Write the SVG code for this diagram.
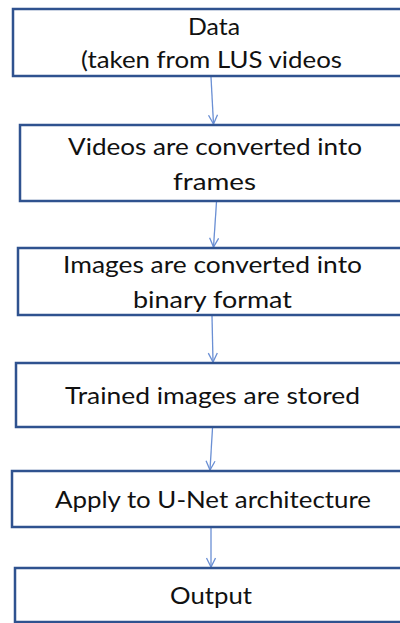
* * *
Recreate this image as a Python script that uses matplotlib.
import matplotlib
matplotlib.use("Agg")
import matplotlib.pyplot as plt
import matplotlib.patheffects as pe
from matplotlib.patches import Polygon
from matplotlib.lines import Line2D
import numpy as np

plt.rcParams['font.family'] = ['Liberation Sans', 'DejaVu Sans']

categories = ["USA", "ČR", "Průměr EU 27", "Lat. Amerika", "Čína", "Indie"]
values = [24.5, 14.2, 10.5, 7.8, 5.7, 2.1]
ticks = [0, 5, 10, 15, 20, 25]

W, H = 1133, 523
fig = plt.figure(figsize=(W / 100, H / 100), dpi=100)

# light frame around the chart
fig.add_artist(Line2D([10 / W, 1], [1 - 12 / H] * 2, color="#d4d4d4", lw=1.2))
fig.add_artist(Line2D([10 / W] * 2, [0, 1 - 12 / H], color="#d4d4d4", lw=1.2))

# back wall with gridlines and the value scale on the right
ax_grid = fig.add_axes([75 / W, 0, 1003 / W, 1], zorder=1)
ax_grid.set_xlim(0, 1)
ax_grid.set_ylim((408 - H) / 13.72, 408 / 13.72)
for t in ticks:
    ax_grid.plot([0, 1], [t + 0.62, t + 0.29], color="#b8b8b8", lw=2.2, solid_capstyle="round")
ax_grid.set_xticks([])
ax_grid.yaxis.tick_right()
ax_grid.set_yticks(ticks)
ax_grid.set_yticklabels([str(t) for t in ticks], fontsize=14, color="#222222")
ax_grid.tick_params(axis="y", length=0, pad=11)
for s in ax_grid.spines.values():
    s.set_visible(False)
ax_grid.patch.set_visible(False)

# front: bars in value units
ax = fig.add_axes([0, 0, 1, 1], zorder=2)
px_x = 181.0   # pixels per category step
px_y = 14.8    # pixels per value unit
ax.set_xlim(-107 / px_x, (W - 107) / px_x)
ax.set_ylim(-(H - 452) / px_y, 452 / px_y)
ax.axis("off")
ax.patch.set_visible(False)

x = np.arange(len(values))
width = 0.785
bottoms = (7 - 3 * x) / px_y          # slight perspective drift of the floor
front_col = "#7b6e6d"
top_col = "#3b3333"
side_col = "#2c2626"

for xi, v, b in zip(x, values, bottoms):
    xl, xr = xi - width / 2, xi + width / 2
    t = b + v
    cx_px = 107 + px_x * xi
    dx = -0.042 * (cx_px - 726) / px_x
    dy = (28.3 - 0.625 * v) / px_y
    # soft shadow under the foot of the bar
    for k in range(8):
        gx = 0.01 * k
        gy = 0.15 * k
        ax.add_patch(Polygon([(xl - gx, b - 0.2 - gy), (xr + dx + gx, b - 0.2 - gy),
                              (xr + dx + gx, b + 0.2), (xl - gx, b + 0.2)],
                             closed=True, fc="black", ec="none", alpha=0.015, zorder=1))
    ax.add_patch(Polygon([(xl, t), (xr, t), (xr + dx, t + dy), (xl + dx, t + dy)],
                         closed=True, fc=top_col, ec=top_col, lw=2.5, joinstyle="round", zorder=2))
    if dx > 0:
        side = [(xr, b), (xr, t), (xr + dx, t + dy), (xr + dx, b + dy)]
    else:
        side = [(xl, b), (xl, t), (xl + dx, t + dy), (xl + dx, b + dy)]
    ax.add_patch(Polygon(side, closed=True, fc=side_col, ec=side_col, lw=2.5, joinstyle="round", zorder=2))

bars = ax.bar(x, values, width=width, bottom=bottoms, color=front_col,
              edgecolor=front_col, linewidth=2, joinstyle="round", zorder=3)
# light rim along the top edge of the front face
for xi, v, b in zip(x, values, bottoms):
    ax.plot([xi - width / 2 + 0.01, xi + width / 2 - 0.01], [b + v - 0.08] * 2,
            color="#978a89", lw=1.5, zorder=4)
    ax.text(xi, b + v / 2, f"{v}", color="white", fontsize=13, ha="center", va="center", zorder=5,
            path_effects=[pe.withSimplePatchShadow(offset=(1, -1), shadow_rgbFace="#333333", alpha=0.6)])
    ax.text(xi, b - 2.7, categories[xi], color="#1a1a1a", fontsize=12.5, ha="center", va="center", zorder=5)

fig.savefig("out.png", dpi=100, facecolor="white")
* * *
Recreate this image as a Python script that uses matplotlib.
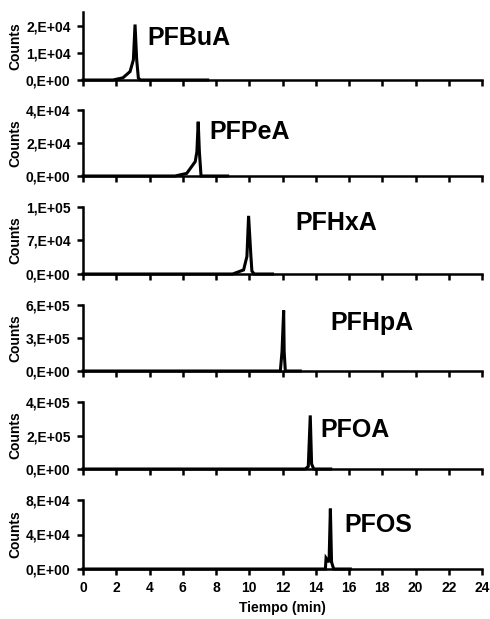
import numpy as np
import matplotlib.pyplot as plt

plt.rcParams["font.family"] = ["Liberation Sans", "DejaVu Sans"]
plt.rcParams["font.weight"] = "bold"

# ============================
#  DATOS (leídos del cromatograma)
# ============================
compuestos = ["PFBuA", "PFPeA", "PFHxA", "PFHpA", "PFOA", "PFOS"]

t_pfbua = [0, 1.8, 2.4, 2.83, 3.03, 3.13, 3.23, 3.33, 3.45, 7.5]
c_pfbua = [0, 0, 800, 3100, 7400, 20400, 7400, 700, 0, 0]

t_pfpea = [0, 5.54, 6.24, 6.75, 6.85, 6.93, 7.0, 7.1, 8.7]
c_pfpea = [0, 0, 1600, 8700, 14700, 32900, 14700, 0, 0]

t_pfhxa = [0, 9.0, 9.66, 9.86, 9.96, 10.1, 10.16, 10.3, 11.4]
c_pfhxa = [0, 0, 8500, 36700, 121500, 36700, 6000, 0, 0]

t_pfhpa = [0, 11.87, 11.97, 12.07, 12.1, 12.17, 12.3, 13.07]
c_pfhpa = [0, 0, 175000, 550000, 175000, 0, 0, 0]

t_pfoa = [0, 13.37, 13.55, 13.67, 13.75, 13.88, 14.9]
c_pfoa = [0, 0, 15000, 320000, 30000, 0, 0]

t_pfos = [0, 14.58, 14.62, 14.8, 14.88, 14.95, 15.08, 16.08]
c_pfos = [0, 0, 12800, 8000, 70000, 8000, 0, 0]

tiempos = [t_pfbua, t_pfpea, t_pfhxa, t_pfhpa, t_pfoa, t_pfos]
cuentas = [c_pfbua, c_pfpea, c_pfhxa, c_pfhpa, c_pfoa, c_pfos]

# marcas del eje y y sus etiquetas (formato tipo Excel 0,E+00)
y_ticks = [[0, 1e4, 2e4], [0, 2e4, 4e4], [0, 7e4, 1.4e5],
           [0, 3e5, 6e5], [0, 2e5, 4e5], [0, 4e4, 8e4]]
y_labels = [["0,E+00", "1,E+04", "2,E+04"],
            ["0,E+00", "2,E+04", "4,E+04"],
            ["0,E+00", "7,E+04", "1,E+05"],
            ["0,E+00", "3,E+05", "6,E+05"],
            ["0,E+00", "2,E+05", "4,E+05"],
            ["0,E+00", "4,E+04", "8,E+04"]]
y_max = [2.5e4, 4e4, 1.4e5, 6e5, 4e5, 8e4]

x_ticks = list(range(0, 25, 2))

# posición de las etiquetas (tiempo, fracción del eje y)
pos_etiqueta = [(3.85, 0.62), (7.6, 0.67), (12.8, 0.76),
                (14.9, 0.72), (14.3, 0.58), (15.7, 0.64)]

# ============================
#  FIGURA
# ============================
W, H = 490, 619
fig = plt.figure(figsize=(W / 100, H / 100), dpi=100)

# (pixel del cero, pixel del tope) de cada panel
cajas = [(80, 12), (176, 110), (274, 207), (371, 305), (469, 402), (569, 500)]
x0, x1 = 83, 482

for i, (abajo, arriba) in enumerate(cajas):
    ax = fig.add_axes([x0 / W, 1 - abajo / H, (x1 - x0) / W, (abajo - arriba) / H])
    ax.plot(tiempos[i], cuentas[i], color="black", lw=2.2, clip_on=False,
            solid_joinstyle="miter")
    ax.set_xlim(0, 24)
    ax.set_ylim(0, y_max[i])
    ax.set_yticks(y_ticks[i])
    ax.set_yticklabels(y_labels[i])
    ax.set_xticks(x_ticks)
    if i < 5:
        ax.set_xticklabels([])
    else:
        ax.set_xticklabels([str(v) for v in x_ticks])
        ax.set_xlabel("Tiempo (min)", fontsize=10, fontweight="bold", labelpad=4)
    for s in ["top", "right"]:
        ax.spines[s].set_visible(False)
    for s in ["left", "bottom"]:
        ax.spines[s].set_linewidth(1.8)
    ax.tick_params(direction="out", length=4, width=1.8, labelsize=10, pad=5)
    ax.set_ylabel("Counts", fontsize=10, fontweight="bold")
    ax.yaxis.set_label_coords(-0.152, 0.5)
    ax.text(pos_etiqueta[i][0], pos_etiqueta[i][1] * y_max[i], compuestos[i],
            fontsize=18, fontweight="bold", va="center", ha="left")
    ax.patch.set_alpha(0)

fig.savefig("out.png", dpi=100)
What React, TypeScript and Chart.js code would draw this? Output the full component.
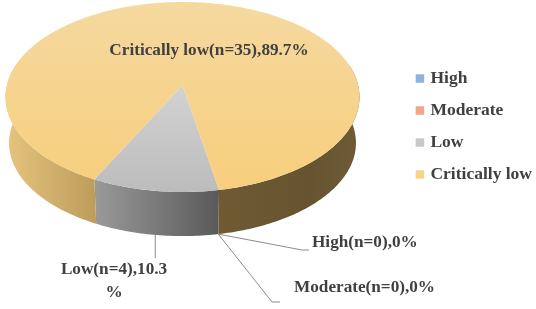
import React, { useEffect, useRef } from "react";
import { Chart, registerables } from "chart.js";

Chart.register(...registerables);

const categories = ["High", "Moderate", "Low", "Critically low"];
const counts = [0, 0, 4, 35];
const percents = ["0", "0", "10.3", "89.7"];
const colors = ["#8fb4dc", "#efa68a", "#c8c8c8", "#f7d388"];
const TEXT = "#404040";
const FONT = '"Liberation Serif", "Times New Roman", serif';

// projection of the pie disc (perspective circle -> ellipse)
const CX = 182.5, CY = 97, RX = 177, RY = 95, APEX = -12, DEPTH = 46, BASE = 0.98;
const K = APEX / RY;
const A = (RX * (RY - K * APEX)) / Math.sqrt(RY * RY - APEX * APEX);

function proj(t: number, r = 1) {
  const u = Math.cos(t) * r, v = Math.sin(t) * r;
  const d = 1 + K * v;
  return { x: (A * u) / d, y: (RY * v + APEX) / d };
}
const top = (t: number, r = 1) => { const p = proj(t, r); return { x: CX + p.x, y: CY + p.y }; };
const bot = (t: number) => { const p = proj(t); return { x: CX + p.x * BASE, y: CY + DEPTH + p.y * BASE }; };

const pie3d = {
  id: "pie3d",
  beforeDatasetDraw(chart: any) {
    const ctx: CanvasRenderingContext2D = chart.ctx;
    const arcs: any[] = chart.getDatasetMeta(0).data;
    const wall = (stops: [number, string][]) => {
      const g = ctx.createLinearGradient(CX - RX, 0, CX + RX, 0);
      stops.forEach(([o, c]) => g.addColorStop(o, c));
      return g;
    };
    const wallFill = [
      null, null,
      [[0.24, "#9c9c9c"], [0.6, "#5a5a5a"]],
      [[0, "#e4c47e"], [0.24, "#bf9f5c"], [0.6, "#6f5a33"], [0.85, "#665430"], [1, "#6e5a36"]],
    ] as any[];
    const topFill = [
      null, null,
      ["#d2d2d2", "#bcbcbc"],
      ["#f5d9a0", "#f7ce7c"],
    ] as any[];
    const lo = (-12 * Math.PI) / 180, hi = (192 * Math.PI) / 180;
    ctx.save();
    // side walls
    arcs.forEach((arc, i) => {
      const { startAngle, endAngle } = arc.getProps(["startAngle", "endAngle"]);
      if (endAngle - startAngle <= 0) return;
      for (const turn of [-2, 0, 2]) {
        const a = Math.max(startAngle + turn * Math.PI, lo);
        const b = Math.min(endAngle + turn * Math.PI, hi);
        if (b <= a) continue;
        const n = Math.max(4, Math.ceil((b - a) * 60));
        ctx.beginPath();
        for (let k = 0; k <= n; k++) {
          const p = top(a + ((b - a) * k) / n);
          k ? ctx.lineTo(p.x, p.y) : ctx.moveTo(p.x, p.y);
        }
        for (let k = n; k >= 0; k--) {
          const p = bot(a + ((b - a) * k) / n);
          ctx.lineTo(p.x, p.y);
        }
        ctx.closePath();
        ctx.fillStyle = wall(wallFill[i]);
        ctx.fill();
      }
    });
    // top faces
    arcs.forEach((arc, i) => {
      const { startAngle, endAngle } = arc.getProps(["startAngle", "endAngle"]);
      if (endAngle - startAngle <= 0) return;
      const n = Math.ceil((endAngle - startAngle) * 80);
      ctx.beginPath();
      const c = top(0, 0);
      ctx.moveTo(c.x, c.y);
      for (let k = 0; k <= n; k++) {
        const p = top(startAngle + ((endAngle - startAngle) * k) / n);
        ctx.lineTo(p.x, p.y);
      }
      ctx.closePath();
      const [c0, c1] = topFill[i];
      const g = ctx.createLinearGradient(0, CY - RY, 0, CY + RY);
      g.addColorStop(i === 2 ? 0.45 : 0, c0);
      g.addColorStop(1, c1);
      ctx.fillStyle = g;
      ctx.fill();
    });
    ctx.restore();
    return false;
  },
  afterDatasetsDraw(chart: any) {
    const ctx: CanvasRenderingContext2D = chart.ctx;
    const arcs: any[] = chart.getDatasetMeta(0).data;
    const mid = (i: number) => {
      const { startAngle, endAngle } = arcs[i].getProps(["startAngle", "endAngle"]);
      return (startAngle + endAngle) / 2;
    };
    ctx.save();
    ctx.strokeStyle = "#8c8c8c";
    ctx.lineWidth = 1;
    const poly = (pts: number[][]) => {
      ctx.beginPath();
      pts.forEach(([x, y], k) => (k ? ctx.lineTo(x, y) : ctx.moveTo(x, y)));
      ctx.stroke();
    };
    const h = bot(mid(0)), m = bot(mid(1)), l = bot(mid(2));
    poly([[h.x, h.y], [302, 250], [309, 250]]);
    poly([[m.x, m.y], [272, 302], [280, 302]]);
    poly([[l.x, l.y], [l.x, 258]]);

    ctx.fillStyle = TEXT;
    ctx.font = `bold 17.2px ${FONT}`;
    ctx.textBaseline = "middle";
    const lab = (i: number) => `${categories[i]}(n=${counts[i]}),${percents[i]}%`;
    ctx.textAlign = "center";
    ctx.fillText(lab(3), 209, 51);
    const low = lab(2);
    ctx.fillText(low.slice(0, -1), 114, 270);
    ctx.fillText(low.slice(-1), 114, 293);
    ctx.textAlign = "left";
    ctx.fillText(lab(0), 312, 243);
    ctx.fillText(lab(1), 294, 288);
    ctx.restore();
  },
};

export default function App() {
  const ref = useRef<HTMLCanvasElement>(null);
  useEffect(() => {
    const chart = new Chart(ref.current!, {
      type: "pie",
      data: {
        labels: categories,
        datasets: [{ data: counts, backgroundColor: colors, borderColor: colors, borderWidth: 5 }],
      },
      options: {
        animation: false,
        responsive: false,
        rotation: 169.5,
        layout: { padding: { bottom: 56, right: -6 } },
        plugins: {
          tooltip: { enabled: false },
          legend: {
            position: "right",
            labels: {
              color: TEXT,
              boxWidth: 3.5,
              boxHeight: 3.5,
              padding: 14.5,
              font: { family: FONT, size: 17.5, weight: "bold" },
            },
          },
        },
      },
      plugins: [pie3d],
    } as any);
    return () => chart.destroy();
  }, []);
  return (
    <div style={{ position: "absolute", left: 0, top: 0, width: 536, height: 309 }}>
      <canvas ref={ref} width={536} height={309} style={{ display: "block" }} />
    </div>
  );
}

▸ **Problem to solve**: State how many lines of the listing include "this", and nothing more.

▸ **Answer to the task**: 4